I developed a bursitis problem when I did the Truman mural, with all the climbing up and down. I had to finish the job under cortisone. So I decided I wouldn’t do any more murals. Then this Joplin thing came along.

And, actually, it being only five and a half feet high, I could handle it without any climbing. So I finally did it.

The City Hall, Joplin

A small section of the mural in Joplin.

Some people say the mural “made” the Joplin centennial. They made it themselves. Those people had to raise the money. I’m absolutely astonished at what they were able to do. And they’re putting out a catalogue on the exhibition of my paintings.

They’re putting in color reproductions—it’s a very expensive affair. So it’s astonishing that a town that size can do that. That town is half the size it was in 1906 when I worked on the newspaper there.

The model of the Joplin mural is the only one I’ve ever kept. I put wax underneath it, made the basic structure out of wax, which remains very solid. The others are all destroyed. Everything that is useful about them is in the murals. Now, in the late years I hav been casting sculpture instead of throwing it away so I have some bronze sculptures.

I don’t know of anyone today that uses that sculpture approach. Not today. Of course, it was quite common in the past.

People ask me if there are any mural painters today of any stature. I don’t know. There are mural painters. Murals are being painted all the time. During the WPA there must’ve been thirty or forty of them done, but none of them have stood up.

One of the reasons why murals take so long, incidentally, is that it takes longer to plan them than it does to paint them, because you not only have to look up this stuff but you’ve got to organize it pictorially.

I’ve never used a research assistant. I’ve had fellows help me, such as museum experts. I’d go to them, hunting for certain costumes or information, but I always knew what I was looking for before I’d go to them.

I’ve always used live models. One of the great problems sometimes is getting the costumes away from the museums to put on a model. I’ve had trouble with that, yes, indeed.

The Capitol murals took the longest of all my murals—two years. Eighteen months to plan it and six months to pain them.

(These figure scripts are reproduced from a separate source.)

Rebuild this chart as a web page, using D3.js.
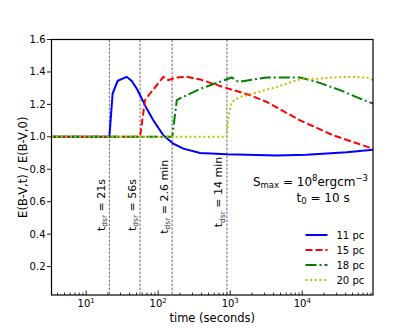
<!DOCTYPE html>
<html>
<head>
<meta charset="utf-8">
<script src="https://cdn.jsdelivr.net/npm/d3@7"></script>
<style>
  body { margin: 0; background: #fff; }
  text { font-family: "DejaVu Sans", sans-serif; fill: #000; }
</style>
</head>
<body>
<div class="chart"></div>
<script>
// data (time in seconds, ratio E(B-V,t)/E(B-V,0))
var blueT = [3.3, 21, 23.3, 27.4, 36.5, 42.9, 50.3, 59, 69.2, 85.5, 118, 162, 223, 381, 894, 4430, 11500, 41500, 96000];
var blueV = [1.0, 1.0, 1.267, 1.345, 1.37, 1.345, 1.298, 1.236, 1.174, 1.102, 1.009, 0.958, 0.927, 0.9, 0.892, 0.885, 0.89, 0.905, 0.92];

var redT = [3.3, 56, 65.6, 76.9, 95.3, 118, 138, 181, 249, 381, 650, 894, 1880, 3210, 9310, 27000, 96000];
var redV = [1.0, 1.0, 1.226, 1.267, 1.318, 1.37, 1.35, 1.366, 1.37, 1.354, 1.32, 1.30, 1.257, 1.215, 1.102, 1.009, 0.927];

var greenT = [3.3, 157, 181, 212, 381, 1050, 1300, 3210, 9310, 15900, 33500, 63500, 96000];
var greenV = [1.0, 1.0, 1.226, 1.242, 1.295, 1.366, 1.339, 1.366, 1.366, 1.339, 1.288, 1.236, 1.205];

var yellowT = [3.3, 894, 942, 1050, 1370, 2100, 4430, 9310, 15900, 27000, 46100, 78700, 96000];
var yellowV = [1.0, 1.0, 1.122, 1.215, 1.246, 1.267, 1.308, 1.355, 1.358, 1.366, 1.37, 1.365, 1.35];

var seriesNames = ["11 pc", "15 pc", "18 pc", "20 pc"];
var seriesColors = ["#0000ff", "#ff0000", "#008000", "#bfbf00"];
var seriesDash = [null, "7,3", "11,3,2,3", "2,2.6"];

// disruption times (vertical dashed lines), their labels and label heights
var dsrTimes = [21, 56, 156, 900];
var dsrLabels = ["21s", "56s", "2.6 min", "14 min"];
var dsrLabelY = [0.58, 0.58, 0.63, 0.66];

var yTicks = [0.2, 0.4, 0.6, 0.8, 1.0, 1.2, 1.4, 1.6];
var xMajor = [10, 100, 1000, 10000];
var xExp = ["1", "2", "3", "4"];

// set the dimensions and margins of the graph
var margin = {top: 39.5, right: 42, bottom: 37, left: 51.5},
    width = 415 - margin.left - margin.right,
    height = 332 - margin.top - margin.bottom;

var svg = d3.select(".chart")
  .append("svg")
    .attr("width", 415)
    .attr("height", 332)
  .append("g")
    .attr("transform", "translate(" + margin.left + "," + margin.top + ")");

var x = d3.scaleLog().domain([3.3, 96000]).range([0, width]);
var y = d3.scaleLinear().domain([0.025, 1.6]).range([height, 0]);

// minor ticks 2..9 of each decade
var xMinor = [];
[1, 10, 100, 1000, 10000].forEach(function(d) {
  for (var k = 2; k <= 9; k++) {
    var v = d * k;
    if (v >= x.domain()[0] && v <= x.domain()[1]) xMinor.push(v);
  }
});

// x ticks point inward
svg.selectAll(".xminor")
  .data(xMinor)
  .enter()
  .append("line")
    .attr("x1", function(d) { return x(d); })
    .attr("x2", function(d) { return x(d); })
    .attr("y1", height)
    .attr("y2", height - 2.5)
    .attr("stroke", "#000")
    .attr("stroke-width", 0.8);

svg.selectAll(".xmajor")
  .data(xMajor)
  .enter()
  .append("line")
    .attr("x1", function(d) { return x(d); })
    .attr("x2", function(d) { return x(d); })
    .attr("y1", height)
    .attr("y2", height - 4.5)
    .attr("stroke", "#000")
    .attr("stroke-width", 0.9);

var xl = svg.selectAll(".xlab")
  .data(xMajor)
  .enter()
  .append("text")
    .attr("x", function(d) { return x(d); })
    .attr("y", height + 12)
    .attr("text-anchor", "middle")
    .style("font-size", "10px");
xl.append("tspan").text("10");
xl.append("tspan")
  .attr("dy", -4.5)
  .style("font-size", "7px")
  .text(function(d, i) { return xExp[i]; });

// y ticks point outward
svg.selectAll(".ytick")
  .data(yTicks)
  .enter()
  .append("line")
    .attr("x1", -4.5)
    .attr("x2", 0)
    .attr("y1", function(d) { return y(d); })
    .attr("y2", function(d) { return y(d); })
    .attr("stroke", "#000")
    .attr("stroke-width", 0.9);

svg.selectAll(".ylab")
  .data(yTicks)
  .enter()
  .append("text")
    .attr("x", -6)
    .attr("y", function(d) { return y(d); })
    .attr("dy", "0.35em")
    .attr("text-anchor", "end")
    .style("font-size", "10px")
    .text(function(d) { return d.toFixed(1); });

// vertical dashed lines
svg.selectAll(".vline")
  .data(dsrTimes)
  .enter()
  .append("line")
    .attr("x1", function(d) { return x(d); })
    .attr("x2", function(d) { return x(d); })
    .attr("y1", 0)
    .attr("y2", height)
    .attr("stroke", "#444")
    .attr("stroke-width", 0.8)
    .attr("stroke-dasharray", "2.5,1.5");

var vt = svg.selectAll(".vtext")
  .data(dsrTimes)
  .enter()
  .append("text")
    .attr("transform", function(d, i) {
      return "translate(" + (x(d) - 4.5) + "," + y(dsrLabelY[i]) + ")rotate(-90)";
    })
    .attr("text-anchor", "middle")
    .style("font-size", "11px");
vt.append("tspan").text("t");
vt.append("tspan")
  .attr("dy", 2.5)
  .style("font-size", "7.5px")
  .style("fill", "#333")
  .text("dsr");
vt.append("tspan")
  .attr("dy", -2.5)
  .text(function(d, i) { return " = " + dsrLabels[i]; });

// curves
var allT = [blueT, redT, greenT, yellowT];
var allV = [blueV, redV, greenV, yellowV];

var line = d3.line()
  .x(function(d) { return x(d[0]); })
  .y(function(d) { return y(d[1]); });

svg.append("clipPath").attr("id", "clip")
  .append("rect").attr("width", width).attr("height", height);

allT.forEach(function(ts, i) {
  var pts = ts.map(function(t, j) { return [t, allV[i][j]]; });
  svg.append("path")
    .datum(pts)
    .attr("clip-path", "url(#clip)")
    .attr("d", line)
    .attr("fill", "none")
    .attr("stroke", seriesColors[i])
    .attr("stroke-width", 2)
    .attr("stroke-dasharray", seriesDash[i]);
});

// frame
svg.append("rect")
  .attr("width", width)
  .attr("height", height)
  .attr("fill", "none")
  .attr("stroke", "#000")
  .attr("stroke-width", 1.2);

// axis labels
svg.append("text")
  .attr("x", width / 2)
  .attr("y", height + 27)
  .attr("text-anchor", "middle")
  .style("font-size", "11.5px")
  .text("time (seconds)");

svg.append("text")
  .attr("transform", "translate(" + (-25) + "," + (height / 2) + ")rotate(-90)")
  .attr("text-anchor", "middle")
  .style("font-size", "11.5px")
  .text("E(B-V,t) / E(B-V,0)");

// annotation
var a1 = svg.append("text")
  .attr("x", width - 5)
  .attr("y", 146)
  .attr("text-anchor", "end")
  .style("font-size", "12px");
a1.append("tspan").text("S");
a1.append("tspan").attr("dy", 2.5).style("font-size", "8.5px").text("max");
a1.append("tspan").attr("dy", -2.5).text(" = 10");
a1.append("tspan").attr("dy", -5).style("font-size", "8.5px").text("8");
a1.append("tspan").attr("dy", 5).text("ergcm");
a1.append("tspan").attr("dy", -5).style("font-size", "8.5px").text("\u22123");

var a2 = svg.append("text")
  .attr("x", 245)
  .attr("y", 162)
  .style("font-size", "12px");
a2.append("tspan").text("t");
a2.append("tspan").attr("dy", 2.5).style("font-size", "8.5px").text("0");
a2.append("tspan").attr("dy", -2.5).text(" = 10 s");

// legend
var leg = svg.selectAll(".leg")
  .data(seriesNames)
  .enter()
  .append("g")
    .attr("transform", function(d, i) { return "translate(254," + (195.5 + i * 15) + ")"; });
leg.append("line")
  .attr("x1", 0)
  .attr("x2", 22)
  .attr("stroke", function(d, i) { return seriesColors[i]; })
  .attr("stroke-width", 2)
  .attr("stroke-dasharray", function(d, i) { return seriesDash[i]; });
leg.append("text")
  .attr("x", 31)
  .attr("dy", "0.35em")
  .style("font-size", "10px")
  .text(function(d) { return d; });
</script>
</body>
</html>
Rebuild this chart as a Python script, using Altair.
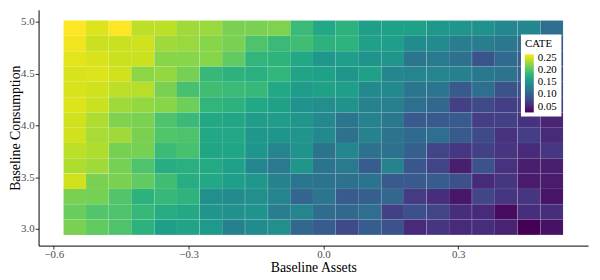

We’ve had some problems with the mural since. They put that air conditioning down there and drew all the moisture out of the air, and that set up movements in those panels. They got to moving so strong it pulled the expansion bolts right out of the wall and pulled the heads off. And that caused some cracking, not in any bad places. But we had to make those reparations.

I understand now they’ve got a humidifying machine in there, trying to get it back to normal temperature. But in any bureaucracy, as you find in the capital, in any capital, there’s a kind of passing-the-buck attitude. Unless somebody attends to that, nothing will be done.

No mural painter has made a reputation like mine. Not in our time. I don’t know the reason. The subject matter had something to do with it, I think, the return to realism after the abstract movements were going very strongly, and brought my work to people’s attention.

It’s hard as the dickens to say why a painter makes a reputation. I really don’t think anybody knows why.